The Problem with Exile as a Strategy for Justice

During the Senate hearings regarding Brett Kavanaugh’s nomination to the Supreme Court, I woke up one morning and read comments from in USA Today article in which the author argued vehemently that Brett Kavanaugh should never be allowed on a girl’s basketball court again.  I didn’t read the full story, but I think I pretty much got the idea in the first few lines.  “Kavanaugh is evil and dangerous to girls and should be exiled.”

 

I felt so discouraged.  I felt so heavy.  I felt so sad.  Ever since then I’ve been trying to figure out why.  And how to put my feelings and thoughts into words.  I haven’t gotten there entirely, and I’m a bit afraid to try.  Because I am aware that this is this is very tricky territory we’re in together here.

 

I’m likely to offend liberal readers by even suggesting that Kavanaugh shouldn’t be forever exiled from girl’s basketball courts.

 

I’m likely to offend conservatives because I’m not a fan of Kavanaugh.

 

But my desire to say something comes from a desire for healing.  For myself.  For others.  For our communities.
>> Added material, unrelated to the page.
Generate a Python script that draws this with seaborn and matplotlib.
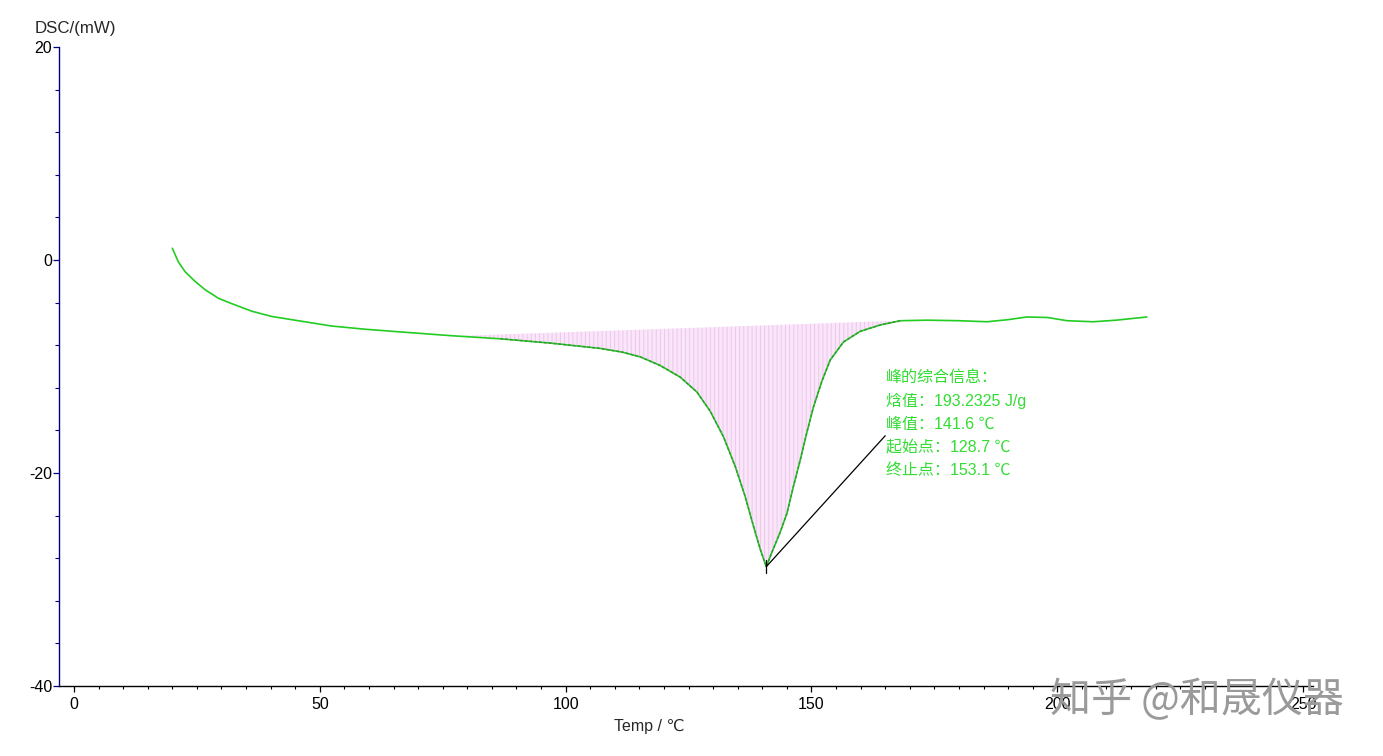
import numpy as np
import pandas as pd
import matplotlib
matplotlib.use("Agg")
import matplotlib.pyplot as plt
import seaborn as sns
from matplotlib.ticker import MultipleLocator

# ---- data ----
temp = [20.0, 21.2, 22.6, 24.6, 26.7, 29.4, 32.1, 36.1, 40.2, 45.6, 52.4, 59.2,
        66.3, 76.5, 86.7, 96.8, 107.0, 111.5, 115.2, 119.2, 123.3, 126.7, 129.4,
        132.1, 134.5, 136.5, 138.2, 139.6, 140.8, 141.9, 143.6, 145.0, 146.3,
        147.7, 149.0, 150.4, 152.1, 153.8, 156.5, 159.9, 164.0, 168.1, 173.5,
        180.0, 185.7, 190.0, 193.8, 198.0, 202.0, 207.3, 212.0, 218.2]
dsc = [1.1, -0.16, -1.1, -2.0, -2.8, -3.6, -4.1, -4.8, -5.3, -5.7, -6.2, -6.5,
       -6.75, -7.1, -7.4, -7.8, -8.3, -8.65, -9.1, -9.9, -11.0, -12.4, -14.2,
       -16.6, -19.4, -22.2, -25.0, -27.2, -28.8, -27.5, -25.6, -23.8, -21.3,
       -18.8, -16.3, -13.8, -11.4, -9.4, -7.7, -6.7, -6.1, -5.7, -5.65,
       -5.7, -5.8, -5.6, -5.35, -5.4, -5.7, -5.8, -5.65, -5.35]

peak_start_x, peak_start_y = 77.0, -7.15
peak_end_x, peak_end_y = 168.1, -5.7
peak_x, peak_y = 140.8, -28.8
leader_end = (165.0, -16.5)

info_lines = ["峰的综合信息：", "焓值：193.2325 J/g", "峰值：141.6 ℃",
              "起始点：128.7 ℃", "终止点：153.1 ℃"]

x_major = [0, 50, 100, 150, 200, 250]
y_major = [20, 0, -20, -40]

df = pd.DataFrame({"temp": temp, "dsc": dsc})

sns.set_theme(style="white")
plt.rcParams['font.family'] = ['Liberation Sans', 'DejaVu Sans']
plt.rcParams['axes.unicode_minus'] = False
plt.rcParams['hatch.linewidth'] = 0.7

fig = plt.figure(figsize=(13.83, 7.56), dpi=100)
ax = fig.add_axes([59/1383, 1-686/756, (1313-59)/1383, (686-47)/756])

green = '#22cc22'
# peak fill (between straight baseline and curve)
t = np.array(temp)
d = np.array(dsc)
mask = (t >= peak_start_x) & (t <= peak_end_x)
xs = np.concatenate([[peak_start_x], t[mask]])
ys = np.concatenate([[peak_start_y], d[mask]])
base = np.interp(xs, [peak_start_x, peak_end_x], [peak_start_y, peak_end_y])
ax.fill_between(xs, ys, base, facecolor='#f9e6f9', edgecolor='#efc4ef',
                hatch='||||', linewidth=0, zorder=1)

sns.lineplot(data=df, x="temp", y="dsc", ax=ax, color=green, linewidth=1.2,
             estimator=None, sort=False, zorder=3)
# dashed dark segment over the peak
ax.plot(xs[1:], ys[1:], color='#3f8f3f', linewidth=1.0,
        linestyle=(0, (2, 1.5)), zorder=4)

# leader line
ax.plot([peak_x, leader_end[0]], [peak_y, leader_end[1]], color='black', linewidth=0.9, zorder=5)
ax.plot([peak_x, peak_x], [peak_y + 0.6, peak_y - 0.6], color='black', linewidth=0.9, zorder=5)

ax.set_xlim(-3.05, 252)
ax.set_ylim(-40, 20)
ax.set_xticks(x_major)
ax.set_yticks(y_major)
ax.xaxis.set_minor_locator(MultipleLocator(5))
ax.yaxis.set_minor_locator(MultipleLocator(4))
ax.tick_params(axis='both', which='major', length=4, width=0.9, labelsize=11.5,
               bottom=True, left=True, labelcolor='black')
ax.tick_params(axis='x', which='major', color='black', pad=4)
ax.tick_params(axis='x', which='minor', length=2.5, width=0.8, bottom=True, color='black')
ax.tick_params(axis='y', which='minor', length=3, width=0.8, left=True, color='#000080')
ax.tick_params(axis='y', which='major', color='#000080', pad=1)
for s in ['top', 'right']:
    ax.spines[s].set_visible(False)
ax.spines['left'].set_color('#000080')
ax.spines['left'].set_linewidth(1.0)
ax.spines['bottom'].set_color('black')
ax.spines['bottom'].set_linewidth(1.0)
ax.set_xlabel("")
ax.set_ylabel("")

fig.text(35/1383, 1-28/756, "DSC/(mW)", fontsize=12.2, va='center', ha='left')
fig.text(614/1383, 1-726/756, "Temp / ℃", fontsize=11.5, va='center', ha='left')

ys_px = [377, 401, 424, 447, 470]
for line, yp in zip(info_lines, ys_px):
    fig.text(886/1383, 1-yp/756, line, fontsize=11.5, color='#33dd33', va='center',
             ha='left', family=['Liberation Sans', 'Noto Sans CJK SC', 'DejaVu Sans'])

fig.text(1050/1383, 1-700/756, "知乎 @和晟仪器", fontsize=29.5, color='#9a9a9a',
         va='center', ha='left', family=['Noto Sans CJK SC', 'DejaVu Sans'], zorder=10)

fig.savefig("out.png", dpi=100, facecolor='white')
And as a progressive liberal and a woman who is horrified by the way Dr. Ford has been treated, the author of this article is in some way one of “my people.”  And I’m concerned about the direction my people are heading in these days.

 

I don’t believe that the path being recommended by the author of the article is the way that we will find healing for our country, or even for those who have been sexually assaulted. 

 

I do believe that I, personally, need to start attempting to have more conversations about these emotionally charged issues. I’ve been encouraged lately by some other voices calling for conversation, compassion and respectful dialogue (Omkari Williams, Martha Beck, Krista Tippet being among them) and I want to join my voice with theirs.  So, like a toddler stumbling around towards the goal of actually walking with ease.  In this little piece going out to my little community.  I’m going to try.

 

As I mentioned, I am not a fan of Brett Kavanaugh.  His rightness/wrongness isn’t at all part of the point I am trying to make here.  My concern is not for him personally or about him personally, so much as it is about us as a community.  About our ways forward. 

 

Next time I write on this topic it will probably be about how we need to learn how to hear each other: for the sake of our own joy AND for the sake of justice.  How we need to be able to disagree with people — strongly disagree – while maintaining respect and fostering connection.  And a lot of “my people” aren’t doing that.  And it’s very much on my heart.  

 

Or about the need to hold open the possibility of redemption.  Mercy.  Forgiveness.

 

But for today, I just want to put forth the possibility that perhaps naming particular individuals as evil and then exiling them doesn’t solve anything.  

 

There are a number of problems with this approach, from my view, but one of them is that it allows us we think that we are off the hook as long as we have called an individual bad and exiled them in some way.  Whether that is off the girls basketball court, off their TV show, out of school, out of their job, or into prison. 

 

Here’s the problem with this approach:  Calling a person evil and exiling them just puts them out of our line of vision, supporting the fiction that we have solved the problem with this action.  It makes us think we are done.  Off the hook.

 

But until we are “on the hook” together, we’re not going to move forward towards healing and justice.

 

  • Firing Rosanne for her racist comments, doesn’t actually address her racism or acknowledge the community of people that has and does support it – many of whom are white, working class folks who have felt ignored, silenced, judged, and left behind by the very same liberals who judge them so harshly. 

  • Keeping Kavanaugh off a basketball court, or even off of the Supreme Court, wouldn’t have solved the real problem, which is so much bigger than him.  What should have been “on trial” during the hearings is the problem of gender oppression and the “boys will be boys” ideas and actions that support a culture in which sexual violence is tolerated. 

  • Unsubscribing a reader from a magazine because they complained about an ad showing an interracial couple, isn’t likely to increase that persons tolerance.

Sometimes exile or some other form of “punishment” is necessary.  If Kavanaugh were proven to be a pedophile – which as far as I can tell hasn’t been argued anywhere – of course he wouldn’t be allowed to coach a children’s basketball team. 

 

But that wouldn’t solve the problem of sexual violence, or women’s voices being silenced any more that removing Rosanne from her show has addressed the class divides in our nation, or the racism she espoused.

 

It’s easier to call a person bad and send them into exile in some way, where we don’t have to look at them anymore.  We don’t have to see their humanness.  We don’t have to see how they are like us. 

 

And we don’t have to take action to bring change.

 

I don’t know about you, but I know I’ve got to stop taking the easy way out.